Wenn Polizeibeamte in Zivil eine Demonstration beobachten, müssen sie sich der Versammlungsleitung zu erkennen geben. So steht es im Niedersäschsischen Versammlungsgesetz. Ähnliche Regelungen finden sich auch in den Versammlungsgesetzen anderer Länder. Das Verwaltungsgericht Göttingen entschied nun, dass die Regelung ernst zu nehmen ist. Auch Polizeibeamte, die sich als Passanten tarnen und verborgen ermitteln, müssen sich dem Versammlungsleiter offenbaren.
Geklagt hatte eine niedersäschsische Atomkraftgegnerin. Ihr hatte die Polizei mehrfach bei Mahnwachen vor dem Alten Rathaus Auskunft darüber verweigert, ob neben uniformierten Beamten auch Zivilkräfte eingesetzt werden.
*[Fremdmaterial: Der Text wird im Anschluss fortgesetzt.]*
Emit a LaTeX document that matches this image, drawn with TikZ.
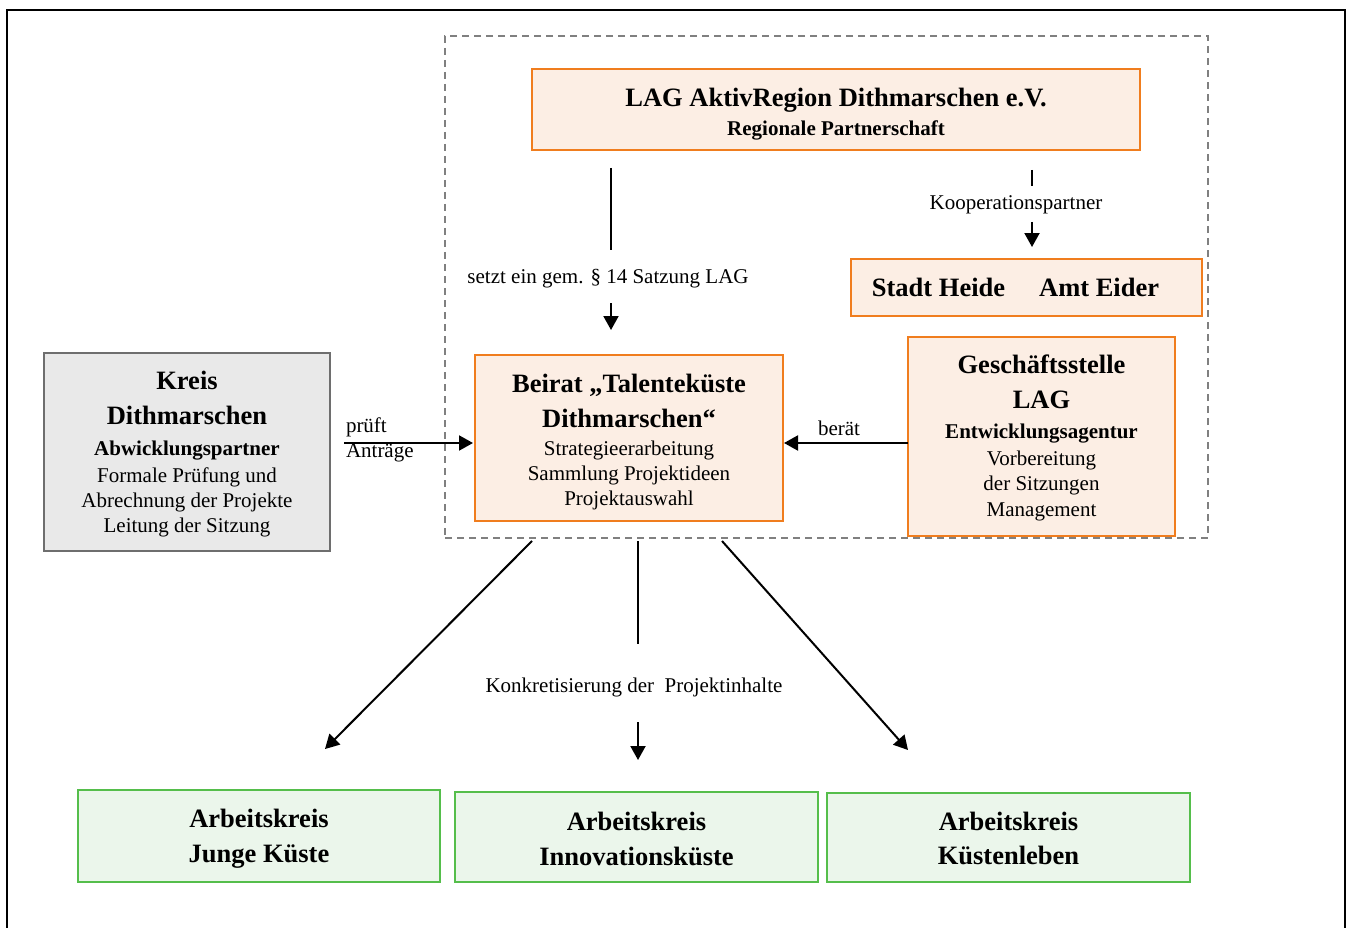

Nach Presseberichten vertrat der Prozessvertreter der Polizeidirektion die Auffassung, das Gesetz sei „zu eng formuliert“. Er behauptete sogar, der Gesetzgeber habe einen „redaktionellen Fehler“ gemacht.
Die Klägerin argumentierte dagegen, der Wortlaut des Gesetzes sei eindeutig und sehe keine Ausnahmen vor. Es gebe auch einen guten Grund für die Vorschrift. Damit habe die Bespitzelung friedlicher Versammlungen verhindert werden sollen. Immerhin könnten sich Demonstranten abgeschreckt fühlen, ihr Grundrecht in Anspruch zu nehmen, wenn sie mit einer unbekannten Zahl ziviler „Beobachter“ rechnen müssten.
Das Verwaltungsgericht Göttingen gab der Klägerin recht. Allerdings ließ das Verwaltungsgericht die Berufung wegen grundsätzlicher Bedeutung der Sache zu.